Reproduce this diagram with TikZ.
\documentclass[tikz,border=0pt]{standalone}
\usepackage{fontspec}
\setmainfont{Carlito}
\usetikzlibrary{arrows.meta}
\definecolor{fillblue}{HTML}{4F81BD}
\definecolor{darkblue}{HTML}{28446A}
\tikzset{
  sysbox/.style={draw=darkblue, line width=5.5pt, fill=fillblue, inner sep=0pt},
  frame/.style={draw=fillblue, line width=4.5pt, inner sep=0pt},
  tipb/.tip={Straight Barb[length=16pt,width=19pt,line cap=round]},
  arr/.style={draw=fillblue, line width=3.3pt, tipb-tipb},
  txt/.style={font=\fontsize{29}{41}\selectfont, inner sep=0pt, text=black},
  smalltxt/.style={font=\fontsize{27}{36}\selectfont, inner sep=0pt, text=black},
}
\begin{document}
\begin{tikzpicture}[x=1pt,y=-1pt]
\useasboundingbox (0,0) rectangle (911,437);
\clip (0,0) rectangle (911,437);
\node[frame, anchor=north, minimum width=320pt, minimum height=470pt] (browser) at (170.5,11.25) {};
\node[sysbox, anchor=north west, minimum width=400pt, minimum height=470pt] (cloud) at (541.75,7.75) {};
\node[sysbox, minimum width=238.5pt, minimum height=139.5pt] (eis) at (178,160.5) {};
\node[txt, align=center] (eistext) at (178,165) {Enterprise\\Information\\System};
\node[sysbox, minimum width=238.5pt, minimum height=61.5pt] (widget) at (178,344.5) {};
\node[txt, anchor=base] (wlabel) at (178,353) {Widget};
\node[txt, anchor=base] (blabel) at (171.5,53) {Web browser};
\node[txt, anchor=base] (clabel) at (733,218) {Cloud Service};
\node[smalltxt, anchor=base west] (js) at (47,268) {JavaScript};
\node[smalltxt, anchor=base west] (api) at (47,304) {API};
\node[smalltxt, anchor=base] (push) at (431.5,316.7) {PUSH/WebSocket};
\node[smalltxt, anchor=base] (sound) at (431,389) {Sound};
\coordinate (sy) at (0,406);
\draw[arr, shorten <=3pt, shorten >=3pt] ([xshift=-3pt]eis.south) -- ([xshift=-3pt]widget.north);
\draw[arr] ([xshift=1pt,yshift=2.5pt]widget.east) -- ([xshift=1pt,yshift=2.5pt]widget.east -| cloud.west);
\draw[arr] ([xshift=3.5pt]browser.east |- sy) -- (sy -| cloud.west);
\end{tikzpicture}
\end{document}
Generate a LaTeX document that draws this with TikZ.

┄┄┄┄┄┄

# Work instructions:
Extract the data exactly as given.

# The output:
Reproduce this diagram with TikZ.
\documentclass[tikz,border=0pt]{standalone}
\usepackage{fontspec}
\setmainfont{Carlito}
\usetikzlibrary{arrows.meta}
\definecolor{fillblue}{HTML}{4F81BD}
\definecolor{darkblue}{HTML}{28446A}
\tikzset{
  sysbox/.style={draw=darkblue, line width=5.5pt, fill=fillblue, inner sep=0pt},
  frame/.style={draw=fillblue, line width=4.5pt, inner sep=0pt},
  tipb/.tip={Straight Barb[length=16pt,width=19pt,line cap=round]},
  arr/.style={draw=fillblue, line width=3.3pt, tipb-tipb},
  txt/.style={font=\fontsize{29}{41}\selectfont, inner sep=0pt, text=black},
  smalltxt/.style={font=\fontsize{27}{36}\selectfont, inner sep=0pt, text=black},
}
\begin{document}
\begin{tikzpicture}[x=1pt,y=-1pt]
\useasboundingbox (0,0) rectangle (911,437);
\clip (0,0) rectangle (911,437);
\node[frame, anchor=north, minimum width=320pt, minimum height=470pt] (browser) at (170.5,11.25) {};
\node[sysbox, anchor=north west, minimum width=400pt, minimum height=470pt] (cloud) at (541.75,7.75) {};
\node[sysbox, minimum width=238.5pt, minimum height=139.5pt] (eis) at (178,160.5) {};
\node[txt, align=center] (eistext) at (178,165) {Enterprise\\Information\\System};
\node[sysbox, minimum width=238.5pt, minimum height=61.5pt] (widget) at (178,344.5) {};
\node[txt, anchor=base] (wlabel) at (178,353) {Widget};
\node[txt, anchor=base] (blabel) at (171.5,53) {Web browser};
\node[txt, anchor=base] (clabel) at (733,218) {Cloud Service};
\node[smalltxt, anchor=base west] (js) at (47,268) {JavaScript};
\node[smalltxt, anchor=base west] (api) at (47,304) {API};
\node[smalltxt, anchor=base] (push) at (431.5,316.7) {PUSH/WebSocket};
\node[smalltxt, anchor=base] (sound) at (431,389) {Sound};
\coordinate (sy) at (0,406);
\draw[arr, shorten <=3pt, shorten >=3pt] ([xshift=-3pt]eis.south) -- ([xshift=-3pt]widget.north);
\draw[arr] ([xshift=1pt,yshift=2.5pt]widget.east) -- ([xshift=1pt,yshift=2.5pt]widget.east -| cloud.west);
\draw[arr] ([xshift=3.5pt]browser.east |- sy) -- (sy -| cloud.west);
\end{tikzpicture}
\end{document}
Generate a LaTeX document that draws this with TikZ.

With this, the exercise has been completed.